The Y or H valve on a single tank is not meant to do on your own valve-shutdowns... because it's very hard to reach the valves without getting out your bcd or pushing it up after loosening the webbing. If you want to be able to do that you need a double with isolator valve. But with a Y or H valve you do split the gas demand between regulators (so minimizing freeflows) and in case of a deep freeflow your buddy can shutdown your main valve while you go to your backup reg (so freeflow doesn't mean you lose all your gas). Normally with 3 m³ (106 cubic feet) of gas you have enough time to shut down a valve.

Cheers
 
I went diving in the Great Lakes last summer (water temps 40-50s degrees F). Almost everyone on the dive boat had pony bottles. I commented that I'd never seen so many people with pony bottles. They informed me that the cold water causes so many regulator free-flows that they all carry redundant cylinders and regulators.
 
After the Gilboa (I think) incident last summer or the summer before, I was considering an "H" valve, but got talked into a pony by a dive buddy (not a shop employee). The scenario tossed to me was if your primary second stage starts to free flow, do you know that it's the reg or that it's the first stage? In that case the shut down of the primary and going to the secondary won't work. So I got the pony bottle.

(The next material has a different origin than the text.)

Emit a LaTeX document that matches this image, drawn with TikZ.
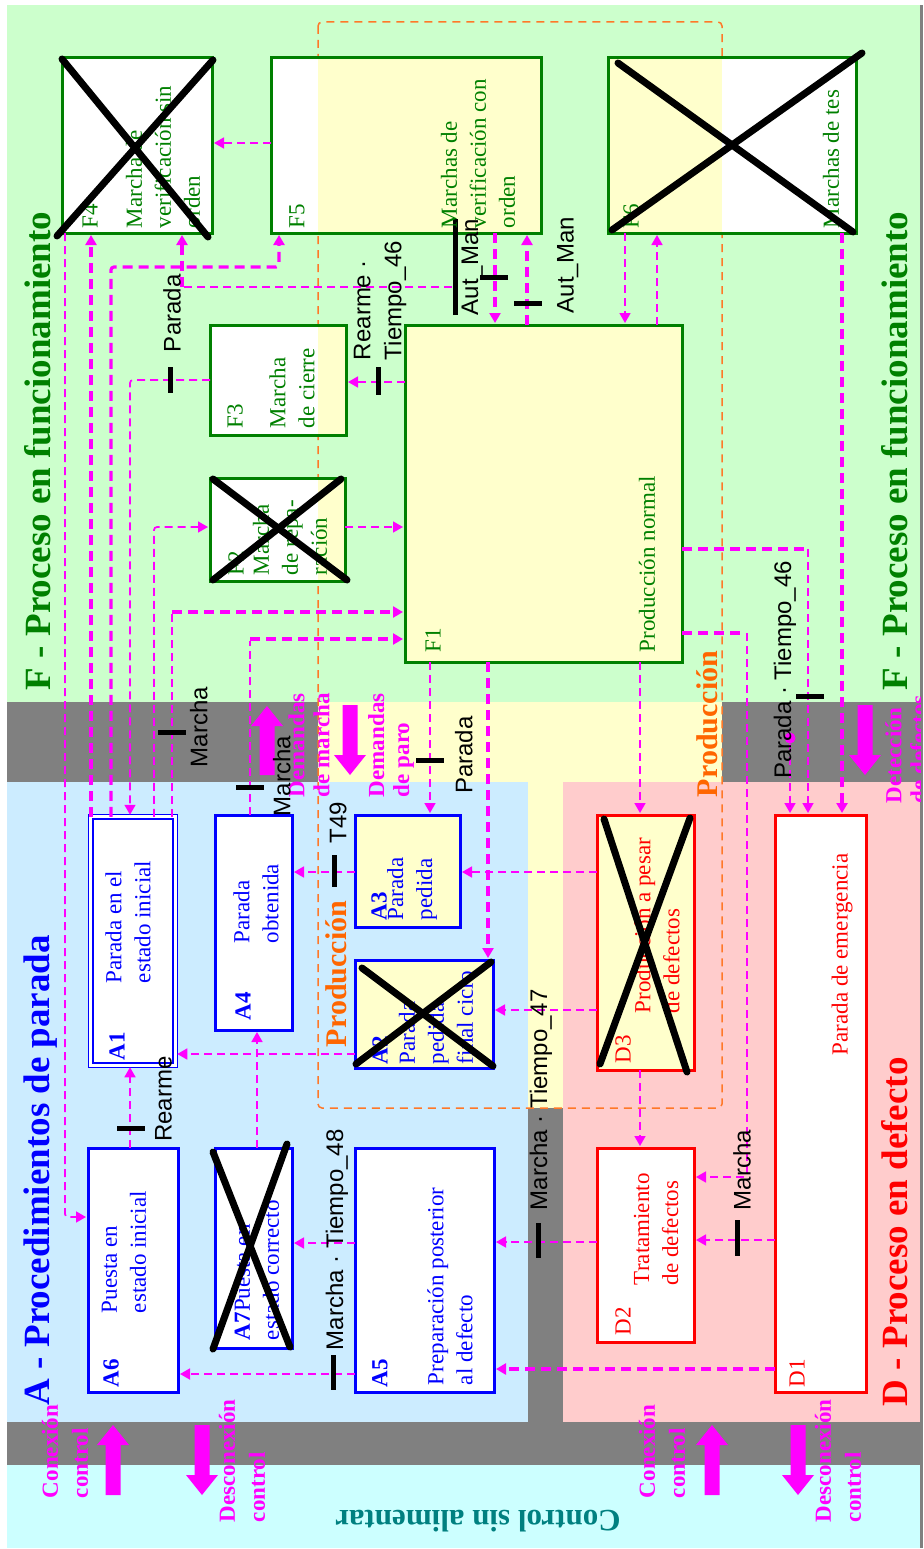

It's not a problem diving with it either, it's actually pretty easy!
 
Given the increased probability of a regulator failure in very cold water and the fact that ice may complicate your ascent and the reality that having two divers breathing off a single first state will greatly increase the likelihood of free flow ... would it be prudent to dive with a fully redundant regulator, (e.g., isolated doubles, independent doubles, pony, etc.)?

When I used to ice dive, (haven't done it for a couple of winters) we used to require a redundant air supply. So it was either doubles or a pony (rigged like a stage).
 
When I ice dive it's been at least one redundant supply per two person buddy team. I sling a 40cuft pony.
 
Given the increased probability of a regulator failure in very cold water and the fact that ice may complicate your ascent and the reality that having two divers breathing off a single first state will greatly increase the likelihood of free flow ... would it be prudent to dive with a fully redundant regulator, (e.g., isolated doubles, independent doubles, pony, etc.)?
I don't see how it could have any significant disadvantages - certainly not enough to outweigh the advantages.
 
With increased risk of failure, prudence calls for increased redundancy.

Unless you're limting depth to a floor shallow enough that a direct bailout to the surface is a reasonable solution to an air supply failure, intelligent risk management mandates a redundant air supply. Sharing air in cold water at depth too quickly becomes a race against time.